[Entries with chart source code]
========

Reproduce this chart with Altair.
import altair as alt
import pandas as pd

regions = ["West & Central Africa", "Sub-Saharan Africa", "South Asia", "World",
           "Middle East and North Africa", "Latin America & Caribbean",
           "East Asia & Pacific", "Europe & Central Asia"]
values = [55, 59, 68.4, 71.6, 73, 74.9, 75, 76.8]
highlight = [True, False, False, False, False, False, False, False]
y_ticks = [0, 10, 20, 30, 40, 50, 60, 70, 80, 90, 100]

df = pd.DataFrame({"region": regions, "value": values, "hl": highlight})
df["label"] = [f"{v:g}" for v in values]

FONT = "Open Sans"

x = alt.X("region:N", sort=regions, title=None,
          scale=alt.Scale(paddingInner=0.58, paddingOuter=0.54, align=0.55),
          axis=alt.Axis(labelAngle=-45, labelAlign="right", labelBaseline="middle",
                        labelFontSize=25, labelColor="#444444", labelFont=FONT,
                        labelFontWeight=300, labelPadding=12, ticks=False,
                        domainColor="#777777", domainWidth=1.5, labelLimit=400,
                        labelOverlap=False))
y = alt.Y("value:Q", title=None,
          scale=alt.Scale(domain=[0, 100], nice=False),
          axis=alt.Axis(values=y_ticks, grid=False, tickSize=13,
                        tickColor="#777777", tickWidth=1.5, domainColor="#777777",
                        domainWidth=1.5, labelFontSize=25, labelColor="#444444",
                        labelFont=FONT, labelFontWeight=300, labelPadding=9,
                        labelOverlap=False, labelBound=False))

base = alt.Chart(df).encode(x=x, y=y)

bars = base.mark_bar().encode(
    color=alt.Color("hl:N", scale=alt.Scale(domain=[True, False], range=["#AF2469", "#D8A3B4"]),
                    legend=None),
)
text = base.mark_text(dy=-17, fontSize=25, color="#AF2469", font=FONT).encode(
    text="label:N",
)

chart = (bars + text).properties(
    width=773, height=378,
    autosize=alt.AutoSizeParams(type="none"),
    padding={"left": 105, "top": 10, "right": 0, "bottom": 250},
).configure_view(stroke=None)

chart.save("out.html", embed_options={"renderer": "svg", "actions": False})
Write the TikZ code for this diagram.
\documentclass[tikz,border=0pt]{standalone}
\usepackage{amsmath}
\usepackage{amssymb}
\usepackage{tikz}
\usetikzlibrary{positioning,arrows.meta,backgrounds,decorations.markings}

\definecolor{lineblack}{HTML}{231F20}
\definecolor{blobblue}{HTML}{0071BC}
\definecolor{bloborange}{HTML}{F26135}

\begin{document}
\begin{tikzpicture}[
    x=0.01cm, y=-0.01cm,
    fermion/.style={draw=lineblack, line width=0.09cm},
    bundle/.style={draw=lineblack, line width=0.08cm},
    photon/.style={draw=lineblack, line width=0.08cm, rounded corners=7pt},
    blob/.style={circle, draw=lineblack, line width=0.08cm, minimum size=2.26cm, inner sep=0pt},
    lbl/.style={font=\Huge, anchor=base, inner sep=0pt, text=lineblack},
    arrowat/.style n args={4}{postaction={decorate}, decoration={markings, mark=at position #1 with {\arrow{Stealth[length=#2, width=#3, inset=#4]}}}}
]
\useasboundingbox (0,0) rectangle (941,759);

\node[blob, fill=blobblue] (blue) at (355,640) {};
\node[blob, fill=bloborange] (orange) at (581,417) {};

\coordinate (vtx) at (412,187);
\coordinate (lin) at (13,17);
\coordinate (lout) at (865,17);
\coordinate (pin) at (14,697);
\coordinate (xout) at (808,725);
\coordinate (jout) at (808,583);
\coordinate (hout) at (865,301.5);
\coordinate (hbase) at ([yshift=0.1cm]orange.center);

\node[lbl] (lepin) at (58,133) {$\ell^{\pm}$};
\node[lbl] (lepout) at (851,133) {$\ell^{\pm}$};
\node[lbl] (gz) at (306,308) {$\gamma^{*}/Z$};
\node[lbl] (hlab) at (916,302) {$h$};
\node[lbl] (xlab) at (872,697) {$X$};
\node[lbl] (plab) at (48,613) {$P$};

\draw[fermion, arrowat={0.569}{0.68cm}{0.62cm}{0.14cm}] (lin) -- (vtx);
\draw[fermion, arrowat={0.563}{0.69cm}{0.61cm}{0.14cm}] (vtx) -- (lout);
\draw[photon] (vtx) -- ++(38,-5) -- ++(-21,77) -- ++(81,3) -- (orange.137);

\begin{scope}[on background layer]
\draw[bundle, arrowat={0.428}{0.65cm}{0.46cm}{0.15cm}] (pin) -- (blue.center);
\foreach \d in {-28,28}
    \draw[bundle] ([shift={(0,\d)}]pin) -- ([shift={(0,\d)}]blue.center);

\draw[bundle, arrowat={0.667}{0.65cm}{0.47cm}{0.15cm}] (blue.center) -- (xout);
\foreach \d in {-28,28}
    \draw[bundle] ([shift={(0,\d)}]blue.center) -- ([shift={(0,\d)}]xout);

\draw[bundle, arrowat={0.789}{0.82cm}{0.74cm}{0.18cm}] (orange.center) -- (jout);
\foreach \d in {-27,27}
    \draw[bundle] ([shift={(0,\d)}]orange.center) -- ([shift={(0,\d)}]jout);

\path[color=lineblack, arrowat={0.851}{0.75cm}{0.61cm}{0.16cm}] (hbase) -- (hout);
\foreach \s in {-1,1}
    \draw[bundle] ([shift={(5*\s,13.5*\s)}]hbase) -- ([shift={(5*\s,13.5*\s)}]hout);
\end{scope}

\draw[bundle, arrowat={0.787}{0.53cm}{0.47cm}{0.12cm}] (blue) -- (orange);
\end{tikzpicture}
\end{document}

========

◆ **SET EXERCISE**:
Among the entries above, locate the lines containing "Write the TikZ code for this diagram." and "-- ++(81,3) -- (orange.137);", and transcribe exactly those two lines and all lines between.

◆ **EXPECTED ANSWER**:
Write the TikZ code for this diagram.
\documentclass[tikz,border=0pt]{standalone}
\usepackage{amsmath}
\usepackage{amssymb}
\usepackage{tikz}
\usetikzlibrary{positioning,arrows.meta,backgrounds,decorations.markings}

\definecolor{lineblack}{HTML}{231F20}
\definecolor{blobblue}{HTML}{0071BC}
\definecolor{bloborange}{HTML}{F26135}

\begin{document}
\begin{tikzpicture}[
    x=0.01cm, y=-0.01cm,
    fermion/.style={draw=lineblack, line width=0.09cm},
    bundle/.style={draw=lineblack, line width=0.08cm},
    photon/.style={draw=lineblack, line width=0.08cm, rounded corners=7pt},
    blob/.style={circle, draw=lineblack, line width=0.08cm, minimum size=2.26cm, inner sep=0pt},
    lbl/.style={font=\Huge, anchor=base, inner sep=0pt, text=lineblack},
    arrowat/.style n args={4}{postaction={decorate}, decoration={markings, mark=at position #1 with {\arrow{Stealth[length=#2, width=#3, inset=#4]}}}}
]
\useasboundingbox (0,0) rectangle (941,759);

\node[blob, fill=blobblue] (blue) at (355,640) {};
\node[blob, fill=bloborange] (orange) at (581,417) {};

\coordinate (vtx) at (412,187);
\coordinate (lin) at (13,17);
\coordinate (lout) at (865,17);
\coordinate (pin) at (14,697);
\coordinate (xout) at (808,725);
\coordinate (jout) at (808,583);
\coordinate (hout) at (865,301.5);
\coordinate (hbase) at ([yshift=0.1cm]orange.center);

\node[lbl] (lepin) at (58,133) {$\ell^{\pm}$};
\node[lbl] (lepout) at (851,133) {$\ell^{\pm}$};
\node[lbl] (gz) at (306,308) {$\gamma^{*}/Z$};
\node[lbl] (hlab) at (916,302) {$h$};
\node[lbl] (xlab) at (872,697) {$X$};
\node[lbl] (plab) at (48,613) {$P$};

\draw[fermion, arrowat={0.569}{0.68cm}{0.62cm}{0.14cm}] (lin) -- (vtx);
\draw[fermion, arrowat={0.563}{0.69cm}{0.61cm}{0.14cm}] (vtx) -- (lout);
\draw[photon] (vtx) -- ++(38,-5) -- ++(-21,77) -- ++(81,3) -- (orange.137);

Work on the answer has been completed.